Update 2 (2 p.m. EDT): ThinkProgress reports that one of the questions at issue in today's hearing has been settled: Videotapes of the arguments before Vaughn Walker, which the proponents of Prop. 8 had sought to have recalled and destroyed, will remain in circulation. As we noted back in April, the National Organization for Marriage filed a motion to halt Walker from showing the video during speaking engagements in his retirement.
Update (1:25 p.m. EDT): According to myriad tweets from journalists and others at the hearing, the argument has come down to an expected comparison between race and sexuality. According to the Bay Citizen's Katherine Mieszkowski, Ware asked attorney Charles Cooper (who is arguing for a reinstatement of Prop. 8), "If a reasonable person thought a black judge should recuse himself from a civil rights case, that would be sufficient?"
In a few minutes, Judge James Ware will hear one of the more unusual cases to come before the federal Ninth Circuit Court of Appeals in San Francisco in a very long time. Lawyers arguing for the reinstatement of a voter-approved ban on same-sex marriage are due to make their case for overturning Judge Vaughn Walker's August 2010 ruling striking down California Proposition 8 because he disclosed earlier this year, after he retired, that he has been in a long-term relationship with a man. Prop. 8 supporters have said this represents a conflict of interest, according to the Associated Press:
Lawyers for the sponsors of the voter-approved ban are asking the chief federal judge in San Francisco to vacate the decision issued by his predecessor last year that declared Proposition 8 an unconstitutional violation of gay Californians' civil rights. They maintain that former Chief Judge Vaughn Walker should have recused himself or disclosed his relationship status before trial because he and his partner stood to personally benefit from Walker's verdict.
They are not expected to convince Judge Ware. Most analysts now say the law's supporters won't have an easy time persuading an appeals judge to overturn that decision based solely on the sexuality of the decision-maker. Opponents of the same-sex marriage ban, voted into law in 2008, successfully argued before Judge Walker that the measure denied basic civil rights to some members of the state's population. The supporters of Prop. 8 have said Walker's sexuality meant he couldn't make an impartial decision. It's an argument The Atlantic's Andrew Cohen called "the worst legal argument of the year." Cohen has an involved and enlightening sports analogy for why the argument is so bad, but the Associated Press's explanation for why it will likely fail is simple:
Many legal scholars have said they do not expect Ware to overturn Walker. They point out that while a having a judge's impartiality be questioned because he is gay is new territory, efforts to get women judges thrown off gender discrimination cases or Hispanic judges removed from immigration cases have failed.

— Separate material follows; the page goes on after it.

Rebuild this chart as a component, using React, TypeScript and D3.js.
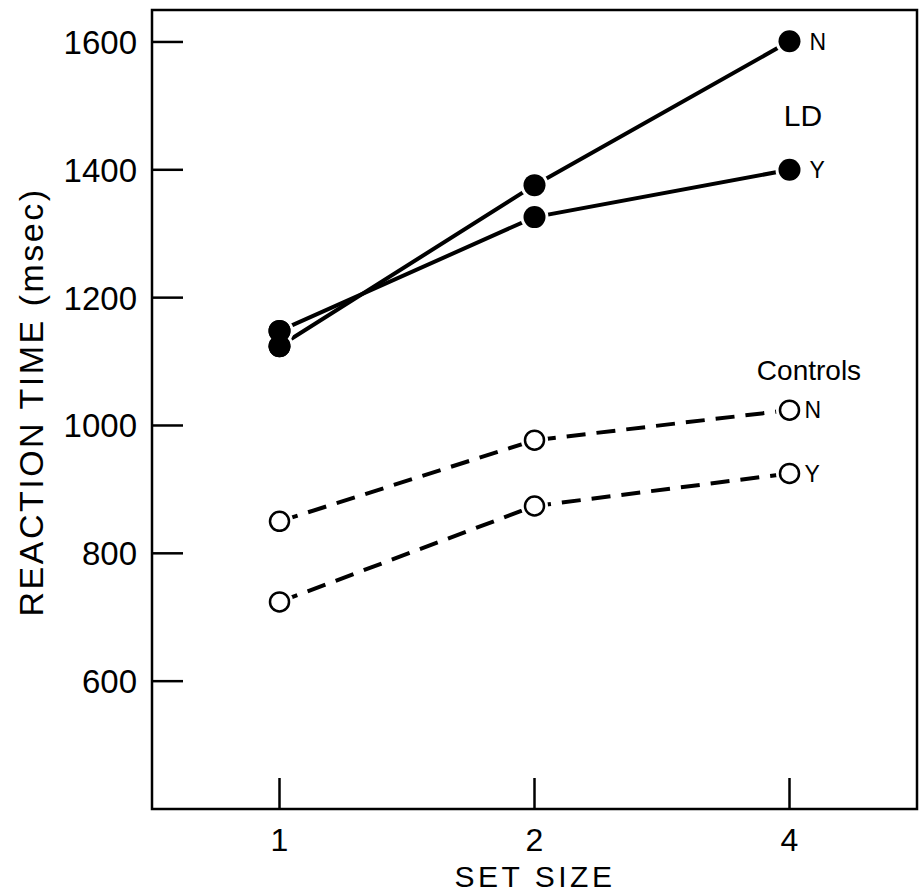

Proponents of Prop. 8, for their part, were optimistic, according to the AP:
In a fundraising appeal to Proposition 8's supporters Friday, Ron Prentice, chairman of the religious coalition that qualified the gay marriage ban for the November 2008 ballot, said, "We are much more hopeful for success with a judge presiding over the case who has greater respect for legal precedent and the rule of law."
As reporters, legal scholars, and gay rights activists focus their attention on the Federal Building in San Francisco, most expect today's verdict to be, as Cohen says, "the tumbling of yet another wall of prejudice in the life of the law."